* BEGIN Data segment *

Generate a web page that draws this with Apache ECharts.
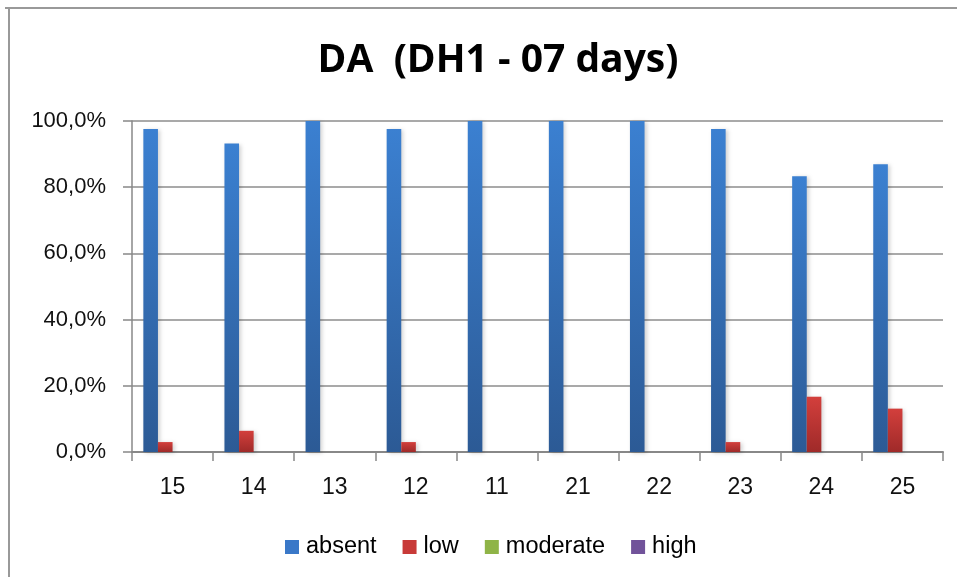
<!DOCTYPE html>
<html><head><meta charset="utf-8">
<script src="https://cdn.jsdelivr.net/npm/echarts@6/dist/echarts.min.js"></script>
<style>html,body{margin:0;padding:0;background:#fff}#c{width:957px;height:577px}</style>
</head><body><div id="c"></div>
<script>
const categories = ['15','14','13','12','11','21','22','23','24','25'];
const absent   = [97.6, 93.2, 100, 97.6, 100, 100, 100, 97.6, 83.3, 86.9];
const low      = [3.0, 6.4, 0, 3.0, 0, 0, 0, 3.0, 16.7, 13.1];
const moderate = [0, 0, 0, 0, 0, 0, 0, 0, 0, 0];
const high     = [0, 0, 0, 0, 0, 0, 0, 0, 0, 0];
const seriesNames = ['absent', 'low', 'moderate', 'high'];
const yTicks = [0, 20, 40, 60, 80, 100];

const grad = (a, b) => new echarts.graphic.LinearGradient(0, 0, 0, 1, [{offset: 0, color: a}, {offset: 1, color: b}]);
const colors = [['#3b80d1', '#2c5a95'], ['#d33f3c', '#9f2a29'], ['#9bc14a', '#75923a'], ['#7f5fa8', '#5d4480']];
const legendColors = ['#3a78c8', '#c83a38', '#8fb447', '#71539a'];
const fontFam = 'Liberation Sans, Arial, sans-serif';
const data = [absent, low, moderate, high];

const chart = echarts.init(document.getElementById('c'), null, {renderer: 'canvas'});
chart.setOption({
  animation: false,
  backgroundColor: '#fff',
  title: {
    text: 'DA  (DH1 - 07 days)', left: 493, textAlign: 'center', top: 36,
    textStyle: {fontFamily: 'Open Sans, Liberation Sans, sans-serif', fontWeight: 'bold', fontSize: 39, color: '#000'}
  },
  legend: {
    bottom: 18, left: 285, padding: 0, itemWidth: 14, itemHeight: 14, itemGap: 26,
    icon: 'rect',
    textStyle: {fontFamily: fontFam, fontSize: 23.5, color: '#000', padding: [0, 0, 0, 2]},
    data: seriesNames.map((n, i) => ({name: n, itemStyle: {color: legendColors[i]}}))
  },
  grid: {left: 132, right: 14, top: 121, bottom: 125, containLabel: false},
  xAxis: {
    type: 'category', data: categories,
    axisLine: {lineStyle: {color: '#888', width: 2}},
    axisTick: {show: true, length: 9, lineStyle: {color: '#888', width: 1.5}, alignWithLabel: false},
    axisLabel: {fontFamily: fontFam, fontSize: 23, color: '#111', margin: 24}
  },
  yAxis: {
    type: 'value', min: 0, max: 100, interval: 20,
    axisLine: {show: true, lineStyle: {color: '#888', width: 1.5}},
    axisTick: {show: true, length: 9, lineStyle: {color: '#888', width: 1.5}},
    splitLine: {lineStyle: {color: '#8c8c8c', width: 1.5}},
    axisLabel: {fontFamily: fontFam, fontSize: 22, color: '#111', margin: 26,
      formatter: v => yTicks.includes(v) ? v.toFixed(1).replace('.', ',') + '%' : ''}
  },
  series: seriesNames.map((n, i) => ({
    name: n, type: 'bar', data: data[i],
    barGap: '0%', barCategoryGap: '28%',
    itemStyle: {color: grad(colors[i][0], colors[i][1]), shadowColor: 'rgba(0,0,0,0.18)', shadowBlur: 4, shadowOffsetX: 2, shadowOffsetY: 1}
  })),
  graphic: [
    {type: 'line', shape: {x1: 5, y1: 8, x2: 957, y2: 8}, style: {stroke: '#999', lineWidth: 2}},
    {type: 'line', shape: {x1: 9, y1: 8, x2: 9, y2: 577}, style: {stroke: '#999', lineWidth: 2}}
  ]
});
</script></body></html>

* END Data segment *

Aim: Go from the first line of the data above to the line containing "const yTicks = [0, 20, 40, 60, 80, 100];" and retype exactly those lines, both included, but none of the pictures.

Answer for this exercise:
Generate a web page that draws this with Apache ECharts.
<!DOCTYPE html>
<html><head><meta charset="utf-8">
<script src="https://cdn.jsdelivr.net/npm/echarts@6/dist/echarts.min.js"></script>
<style>html,body{margin:0;padding:0;background:#fff}#c{width:957px;height:577px}</style>
</head><body><div id="c"></div>
<script>
const categories = ['15','14','13','12','11','21','22','23','24','25'];
const absent   = [97.6, 93.2, 100, 97.6, 100, 100, 100, 97.6, 83.3, 86.9];
const low      = [3.0, 6.4, 0, 3.0, 0, 0, 0, 3.0, 16.7, 13.1];
const moderate = [0, 0, 0, 0, 0, 0, 0, 0, 0, 0];
const high     = [0, 0, 0, 0, 0, 0, 0, 0, 0, 0];
const seriesNames = ['absent', 'low', 'moderate', 'high'];
const yTicks = [0, 20, 40, 60, 80, 100];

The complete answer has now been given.